Offrir une grille de lecture c’est une façon de faire diversion pour qu’on ne voit pas où se situe le vrai problème et que les choses puissent continuer ainsi : « business as usual » comme on dit. Tous ces gens d’en haut ont tellement peur que le peuple se réveille, qu’une conscience collective apparaisse et qu’il mette un terme à leurs avantages injustes que chacun fait ce qu’il peut à son niveau pour endiguer le phénomène : les médias désinforment volontairement ou par omission (comme ne cesser de parler d’essoufflement puisque s’insurger contre les violences n’a pas marché), le gouvernement exploite les évènements (comme utiliser la menace terroriste suite à Strasbourg pour dire qu’il ne faut pas aller manifester), certaines figures critiques ouvertement (comme Bernard Henri Levy) mais surtout la grande majorité fait profil bas : vous entendez beaucoup de gens d’en haut se plaindre ? Vous les voyez les organisations patronales se plaindre contre les dégâts économiques des manifestations ? Les artistes qui sont si d’habitude si prompt à s’exprimer pour tout et n’importe quoi, vous en voyez beaucoup sur les plateaux télé ? Tout ceux d’en haut qui ont parfaitement compris qu’ils ont beaucoup à perdre préfèrent se taire, c’est leur intérêt... Bref, pour véritable comprendre il faut s’extraire de cette grille de lecture qui nous est imposée, sortir de ses « à priori » et chercher à voir les choses sous un autre angle comme vous le dites si bien, en prenant de la hauteur, en recoupant les propos et les comportements des uns et des autres....c’est ce que vous faite au travers de votre intervention et c’est très bien, à titre personnel je vous en remercie.

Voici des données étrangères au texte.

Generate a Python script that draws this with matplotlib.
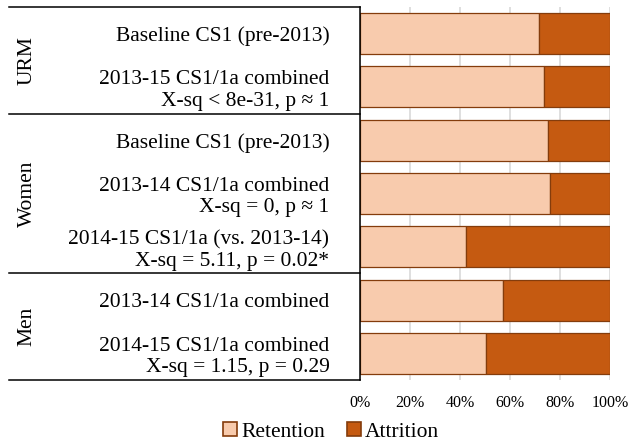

Sur le plan formel donc, les Gilets jaunes sont les personnes qui n’en pouvant tout simplement plus - parce que les choses de leur vie ne sont plus soutenables -, viennent dire stop aux dysfonctionnements de notre système, dysfonctionnements dont ils sont les premières victimes, mais pas les seules... Un dysfonctionnement de notre système, c’est par exemple le fait que Monsieur Macron ait remporté la présidentiel alors qu’objectivement, une majorité de français ne le souhaitait pas : il s’agit d’un dysfonctionnement démocratique majeur et grave dans la mesure où dans sa recherche d’efficacité (« Je vais faire ce que j’ai dit », « Droit dans mes bottes », « Garder le cap », ...), le gouvernement développe et applique des politiques réellement contraignantes dont la majorité des français ne voulait pas. Ce dysfonctionnement se démontre aussi par le fait que l’exécutif n’a pas écouté les remontés de terrain de sa majorité, qu’il a disqualifié les corps intermédiaires, qu’il est resté sourd aux appel des maires ou encore qu’il n’a pas voulu comprendre les démissions de ses ministres (Hulot, Collomb). Un autre exemple de dysfonctionnement, c’est le fait que de plus en plus d’efforts fiscaux soient demandés aux français d’en bas (classe moyenne incluse), soit directement par une hausse des impôts et des taxes, soit indirectement par les PV sur la route, les parcmètres, l’alibi de la transition énergétique, etc. alors qu’on fait toujours plus d’allégement pour les classes supérieures qui soit ne sont pas concernées par lesdites taxes, soit sont les premières à faire ce pour quoi on demande aux autres de payer. Regardez ce que représente symboliquement et économiquement, quand ils sont mis bout à bout, la suppression partielle de l’ISF, l’allègement de l’Exit taxe, l’absence continue de taxation des GAFA, l’évasion fiscale contre laquelle on ne lutte guère, le maintien du CICE pour les grandes entreprises alors ferme les établissements après avoir empoché l’argent public ou qu’elles fraudent
massivement par le biais de l’optimisation fiscale... S’agissant des individus, regardez le patrimoine de Johnny Hallyday + les manoeuvres pour échapper honteusement au droit français que sa succession houleuse a révélé - et pourtant il était loin de gérer efficacement ses affaires -. Tous font pareil voir pire aussi vous comprendrez pourquoi le peuple ne supporte plus ses élites qui a titre privé se gavent littéralement pendant que 1) ils sont complètement incompétents à gérer correctement notre pays, ils ne sont pas à la hauteur de leur rôle sociétal (vous pourrez lire mon intervention sur « Gillets jaunes : pourquoi il va falloir comprendre et agir » et 2) ils conduisent des politiques qui asservissent et paupérisent littéralement le peuple - « les classes laborieuses » comme le dit honteusement Monsieur Macron lui-même - ou bien leur permettent de se comporter de façon anti-patriotique et anti-sociale : les banques qui saignent les foyers modestes, les société d’autoroute qui s’engraissent sur le dos des français, etc.